14      The State falls short of providing the “clear, satisfactory and convincing” proof necessary to establish a claim for equitable estoppel.  Gonzalez, 160 Wis. 2d at 13.  The State does not explain why its reliance on the CSM was reasonable when questions were raised about the validity of the dedication and all evidence showed a lack of intent and a failure to comply with the statutory requirements necessary for a dedication.  The State also does not develop an argument on appeal explaining what detriment it suffered due to its reliance on the CSM.  Before the circuit court, the State argued that the possibility of paying “litigation expenses” in this action was the detriment that it suffered.  These litigation expenses, however, are the fault of the State for continuing to defend its position against a concededly defective dedication. 

15      Furthermore, the State’s entire equitable estoppel argument ignores that it unlawfully proceeded in the same manner against the 2.996-acre parcel where nothing in the CSM could have induced the State to believe that it could take the property without providing compensation.  See Hoepker, 209 Wis. 2d at 649-50 & n.18 (contrasting a dedication, which conveys the landowner’s interest in the land, with a reservation, which involves no conveyance and requires compensation from the government).  The State does not explain how Somers’ action in erroneously designating the 9.464-acre parcel as “Road Dedication” induced the State to occupy the property without compensating Somers when the State also occupied the 2.996-acre parcel correctly designated as “a road reservation” without compensating Somers.  The State’s equitable estoppel claim fails.
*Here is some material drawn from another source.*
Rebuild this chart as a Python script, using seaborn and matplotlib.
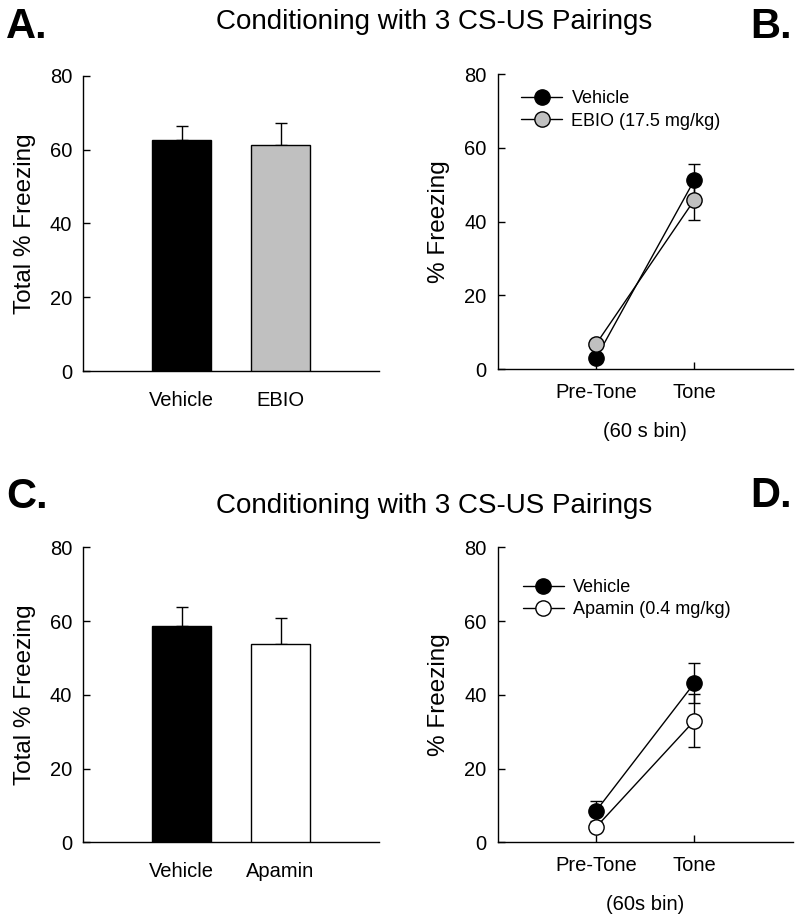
import pandas as pd
import matplotlib
matplotlib.use('Agg')
import matplotlib.pyplot as plt
import seaborn as sns

# panel A / C: total freezing (bars, mean + sem)
groups_a = ['Vehicle', 'EBIO']
total_a = [62.5, 61.4]
sem_a = [4.0, 5.9]

groups_c = ['Vehicle', 'Apamin']
total_c = [58.7, 53.7]
sem_c = [5.0, 7.1]

# panel B / D: pre-tone vs tone
phases = ['Pre-Tone', 'Tone']
veh_b = [3.0, 51.3]
veh_b_sem = [1.0, 4.2]
ebio_b = [6.8, 45.9]
ebio_b_sem = [1.0, 5.5]

veh_d = [8.5, 43.2]
veh_d_sem = [2.7, 5.5]
apa_d = [4.1, 33.0]
apa_d_sem = [1.0, 7.1]

sns.set_style('ticks')
plt.rcParams['font.family'] = ['Liberation Sans', 'DejaVu Sans']
plt.rcParams.update({'text.color': 'black', 'axes.labelcolor': 'black',
                     'xtick.color': 'black', 'ytick.color': 'black',
                     'axes.edgecolor': 'black'})

fig = plt.figure(figsize=(8, 9.14), dpi=100)
axA = fig.add_axes([0.104, 0.594, 0.37, 0.323])
axB = fig.add_axes([0.622, 0.596, 0.369, 0.323])
axC = fig.add_axes([0.104, 0.0784, 0.37, 0.3228])
axD = fig.add_axes([0.622, 0.0784, 0.369, 0.3228])


def style_axis(ax, ylabel):
    ax.set_ylim(0, 80)
    ax.set_yticks([0, 20, 40, 60, 80])
    ax.set_xlim(-1, 2)
    sns.despine(ax=ax)
    ax.tick_params(axis='y', direction='in', length=5, width=1, labelsize=14.5, pad=8)
    ax.tick_params(axis='x', direction='in', length=5, width=1, labelsize=14.5, pad=10)
    for s in ['left', 'bottom']:
        ax.spines[s].set_linewidth(1)
        ax.spines[s].set_color('black')
    ax.set_ylabel(ylabel, fontsize=17.5, labelpad=10)


def bar_panel(ax, names, vals, errs, colors):
    df = pd.DataFrame({'group': names, 'val': vals})
    sns.barplot(data=df, x='group', y='val', hue='group', palette=colors,
                width=0.6, edgecolor='black', linewidth=1, legend=False, ax=ax, zorder=3)
    ax.errorbar(range(len(names)), vals, yerr=[[0] * len(errs), errs], fmt='none',
                ecolor='black', elinewidth=1, capsize=4, capthick=1, zorder=2)
    style_axis(ax, 'Total % Freezing')
    ax.tick_params(axis='x', length=0, pad=14)
    ax.set_xlabel('')


def line_panel(ax, series, xlabel, legend_anchor):
    for name, vals, errs, fc in series:
        df = pd.DataFrame({'phase': phases, 'val': vals})
        ax.errorbar(range(len(phases)), vals, yerr=errs, fmt='none', ecolor='black',
                    elinewidth=1, capsize=4, capthick=1, zorder=2)
        sns.lineplot(data=df, x='phase', y='val', color='black', linewidth=1, marker='o',
                     markersize=11, markerfacecolor=fc, markeredgecolor='black',
                     markeredgewidth=1, label=name, ax=ax, zorder=3)
    style_axis(ax, '% Freezing')
    ax.set_xlabel(xlabel, fontsize=14.5, labelpad=14)
    ax.legend(loc='upper left', bbox_to_anchor=legend_anchor, frameon=False, fontsize=13,
              borderaxespad=0, borderpad=0, handlelength=2.3, handletextpad=0.5,
              labelspacing=0.3)


bar_panel(axA, groups_a, total_a, sem_a, ['black', '#c0c0c0'])
bar_panel(axC, groups_c, total_c, sem_c, ['black', 'white'])

line_panel(axB, [('Vehicle', veh_b, veh_b_sem, 'black'),
                 ('EBIO (17.5 mg/kg)', ebio_b, ebio_b_sem, '#c0c0c0')],
           '(60 s bin)', (0.079, 0.945))
line_panel(axD, [('Vehicle', veh_d, veh_d_sem, 'black'),
                 ('Apamin (0.4 mg/kg)', apa_d, apa_d_sem, 'white')],
           '(60s bin)', (0.085, 0.893))

title = 'Conditioning with 3 CS-US Pairings'
fig.text(0.543, 1 - 29 / 914, title, ha='center', va='baseline', fontsize=20)
fig.text(0.543, 1 - 513 / 914, title, ha='center', va='baseline', fontsize=20)

fig.text(6 / 800, 1 - 38 / 914, 'A.', ha='left', va='baseline', fontsize=30, fontweight='bold')
fig.text(792 / 800, 1 - 38 / 914, 'B.', ha='right', va='baseline', fontsize=30, fontweight='bold')
fig.text(6 / 800, 1 - 508 / 914, 'C.', ha='left', va='baseline', fontsize=30, fontweight='bold')
fig.text(792 / 800, 1 - 507 / 914, 'D.', ha='right', va='baseline', fontsize=30, fontweight='bold')

fig.savefig('out.png', dpi=100)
16      As there was no legally valid dedication, the CSM did not convey Somers’ property to the State.  Accordingly, the court properly determined that the State owes compensation for taking Somers’ land.[5]  The State has not shown that it suffered detriment or that it was induced to reasonably rely on the CSM so as to deny compensation to Somers.

            By the Court.—Order affirmed.





[1]  The committee has since changed its name.  The name change is not relevant to this appeal.

[2]  The parties differ over whether this was a hearing on Somers’ motion for summary judgment or whether this was a “trial that turned into oral argument and an oral ruling.”  The nature of this proceeding does not affect our review as the court’s order was based on its application of the law to the undisputed facts in the record.

[3]  All references to the Wisconsin Statutes are to the 2013-14 version unless otherwise noted.

[4]  The State supports its argument by quoting from Town of Sun Prairie v. Storms,
No. 1981AP912, unpublished slip op. (WI App Feb. 9, 1982).  Not only is this case inapt, the State’s reliance on it is inappropriate under our rules of appellate procedure as it is an unpublished opinion issued prior to July 1, 2009.  See Wis. Stat. Rule 809.23(3)(a). 

[5]  The parties’ stipulation and order provides that the State will pay $500,000 in damages to Somers plus nonattorney litigation expenses as of March 2014, statutory interest on the $500,000, and 38% of $500,000 plus statutory interest in attorney fees “if the litigation is concluded without a decision by the Supreme Court of Wisconsin.”  We read this 38% provision as covering the attorney fees for an appeal to this court.